Conifer: There are various species of conifers growing in the area which cover the substantial part of the forest. These are:

- Abies pindrow,
- Cedrus deodara,
- Cryptomeria japonica,
- Picea smithiana,
- Pinus wallichiana,
- Taxus contorta.

Oak: Quercus semecarpifolia and Quercus floribunda are native to the area.

Maple: Acer caesium, Acer acuminatum and Acer cappadocicum are native to the area.

Poplar: Populus ciliata is native to the area.

Aesculus: Aesculus indica is native to the area.

Hazelnut: Corylus jacquemontii is native to the area.

Holly: Ilex dipyrena is native to the area.

Apart from these major trees, there are various species shrubs like Berberis aristata and flower plants growing in the area.
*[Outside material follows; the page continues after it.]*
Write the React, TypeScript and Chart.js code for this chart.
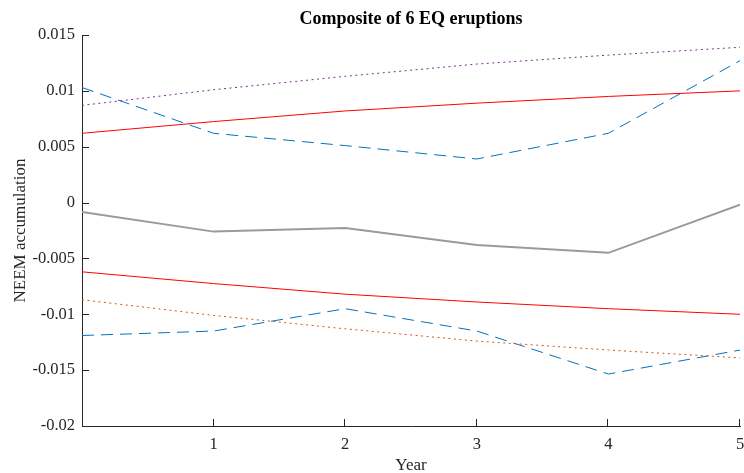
import React, { useEffect, useRef } from "react";
import { Chart, registerables } from "chart.js";

Chart.register(...registerables);

const years = [0, 1, 2, 3, 4, 5];
const compositeMean = [-0.00084, -0.0026, -0.00227, -0.0038, -0.0045, -0.0002];
const upperDashed = [0.0103, 0.0062, 0.0051, 0.0039, 0.0062, 0.0127];
const lowerDashed = [-0.0119, -0.0115, -0.0095, -0.0115, -0.01535, -0.0132];
const redUpper = [0.0062, 0.00725, 0.0082, 0.0089, 0.0095, 0.01];
const redLower = [-0.0062, -0.00725, -0.0082, -0.0089, -0.0095, -0.01];
const purpleUpper = [0.0087, 0.0101, 0.0113, 0.0124, 0.0132, 0.0139];
const orangeLower = [-0.0087, -0.0101, -0.0113, -0.0124, -0.0132, -0.0139];

const xTicks = [1, 2, 3, 4, 5];
const yTicks = [-0.02, -0.015, -0.01, -0.005, 0, 0.005, 0.01, 0.015];
const yTickLabels = ["-0.02", "-0.015", "-0.01", "-0.005", "0", "0.005", "0.01", "0.015"];

const titleText = "Composite of 6 EQ eruptions";
const xTitle = "Year";
const yTitle = "NEEM accumulation";

const AXIS_COLOR = "#262626";
const SERIF = "'Liberation Serif', 'Times New Roman', serif";

const pts = (ys: number[]) => years.map((x, i) => ({ x, y: ys[i] }));

export default function App() {
  const ref = useRef<HTMLCanvasElement | null>(null);

  useEffect(() => {
    if (!ref.current) return;

    const insideTicks = {
      id: "insideTicks",
      afterDraw(chart: any) {
        const ctx = chart.ctx;
        const xs = chart.scales.x;
        const ys = chart.scales.y;
        const area = chart.chartArea;
        ctx.save();
        ctx.strokeStyle = AXIS_COLOR;
        ctx.lineWidth = 1;
        ctx.beginPath();
        yTicks.forEach((v) => {
          const py = Math.round(ys.getPixelForValue(v)) + 0.5;
          ctx.moveTo(area.left, py);
          ctx.lineTo(area.left + 7, py);
        });
        xTicks.forEach((v) => {
          const px = Math.round(xs.getPixelForValue(v)) - 0.5;
          ctx.moveTo(px, area.bottom);
          ctx.lineTo(px, area.bottom - 7);
        });
        ctx.stroke();
        // title
        ctx.fillStyle = "#000";
        ctx.font = "bold 18px " + SERIF;
        ctx.textAlign = "center";
        ctx.textBaseline = "middle";
        ctx.fillText(titleText, (area.left + area.right) / 2, 19);
        ctx.restore();
      },
    };

    const chart = new Chart(ref.current, {
      type: "line",
      data: {
        datasets: [
          {
            label: "upper dotted",
            data: pts(purpleUpper),
            borderColor: "#7E2F8E",
            borderWidth: 1,
            borderDash: [2, 3.5],
            pointRadius: 0,
            fill: false,
          },
          {
            label: "lower dotted",
            data: pts(orangeLower),
            borderColor: "#D95319",
            borderWidth: 1,
            borderDash: [2, 3.5],
            pointRadius: 0,
            fill: false,
          },
          {
            label: "upper red",
            data: pts(redUpper),
            borderColor: "#FF0000",
            borderWidth: 1,
            pointRadius: 0,
            fill: false,
          },
          {
            label: "lower red",
            data: pts(redLower),
            borderColor: "#FF0000",
            borderWidth: 1,
            pointRadius: 0,
            fill: false,
          },
          {
            label: "upper dashed",
            data: pts(upperDashed),
            borderColor: "#0072BD",
            borderWidth: 1,
            borderDash: [12, 7],
            pointRadius: 0,
            fill: false,
          },
          {
            label: "lower dashed",
            data: pts(lowerDashed),
            borderColor: "#0072BD",
            borderWidth: 1,
            borderDash: [12, 7],
            pointRadius: 0,
            fill: false,
          },
          {
            label: "composite",
            data: pts(compositeMean),
            borderColor: "#9a9a9a",
            borderWidth: 2,
            pointRadius: 0,
            fill: false,
          },
        ],
      },
      options: {
        responsive: false,
        animation: false,
        layout: { padding: { top: 35, right: 4, bottom: 0, left: 0 } },
        plugins: {
          legend: { display: false },
          title: { display: false },
          tooltip: { enabled: false },
        },
        scales: {
          x: {
            type: "linear",
            min: 0,
            max: 5,
            grid: { display: false, drawTicks: false, tickLength: 0 },
            border: { display: true, color: AXIS_COLOR, width: 1 },
            afterBuildTicks: (s: any) => {
              s.ticks = xTicks.map((v) => ({ value: v }));
            },
            afterFit: (s: any) => {
              s.height = 47;
              s.paddingLeft = 0;
              s.paddingRight = 0;
            },
            ticks: {
              color: AXIS_COLOR,
              font: { family: SERIF, size: 16.5 },
              padding: 9,
              maxRotation: 0,
              callback: (v: any) => String(v),
            },
            title: {
              display: true,
              text: xTitle,
              color: AXIS_COLOR,
              font: { family: SERIF, size: 17 },
              padding: { top: 0, bottom: -3 },
            },
          },
          y: {
            type: "linear",
            min: -0.02,
            max: 0.015,
            grid: { display: false, drawTicks: false, tickLength: 0 },
            border: { display: true, color: AXIS_COLOR, width: 1 },
            afterBuildTicks: (s: any) => {
              s.ticks = yTicks.map((v) => ({ value: v }));
            },
            afterFit: (s: any) => {
              s.width = 82;
              s.paddingTop = 0;
              s.paddingBottom = 0;
            },
            ticks: {
              color: AXIS_COLOR,
              font: { family: SERIF, size: 16.5 },
              padding: 7,
              callback: (v: any) => {
                const i = yTicks.findIndex((t) => Math.abs(t - Number(v)) < 1e-9);
                return i >= 0 ? yTickLabels[i] : "";
              },
            },
            title: {
              display: true,
              text: yTitle,
              color: AXIS_COLOR,
              font: { family: SERIF, size: 17 },
              padding: { top: 10, bottom: 0 },
            },
          },
        },
      },
      plugins: [insideTicks],
    });

    return () => chart.destroy();
  }, []);

  return (
    <div style={{ position: "fixed", left: 0, top: 0, width: 744, height: 473, background: "#fff" }}>
      <canvas ref={ref} width={744} height={473} style={{ display: "block" }} />
    </div>
  );
}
Recently, the forest has been cleared for the apple orchards.

== Accessibility ==
The small hill station of Narkanda (at 2708 m) is the start for the journey to the top of Hatu Peak.

=== Air ===

Shimla has a small airstrip located on a nearby hill top (in Jubbarhatti, about 23 km south of town). This airstrip is too small to support jets, so the only service available is from Jagson Airlines which offers single flight service into Shimla from Delhi on Monday, Wednesday and Friday.

=== Train ===

A narrow gauge "toy" train service runs from Kalka to Shimla. This service takes about 4 hours to wind up the ridges to the hill station.

=== Bus ===

There are numerous bus services to Shimla from Delhi, Manali, and Chandigarh on a daily basis.

== Facilities ==
Hatu Peak is uninhabited and therefore few facilities are available at the top. There is a tourist lodge by HPTC 1 km below the peak which can be used for general facilities and accommodation.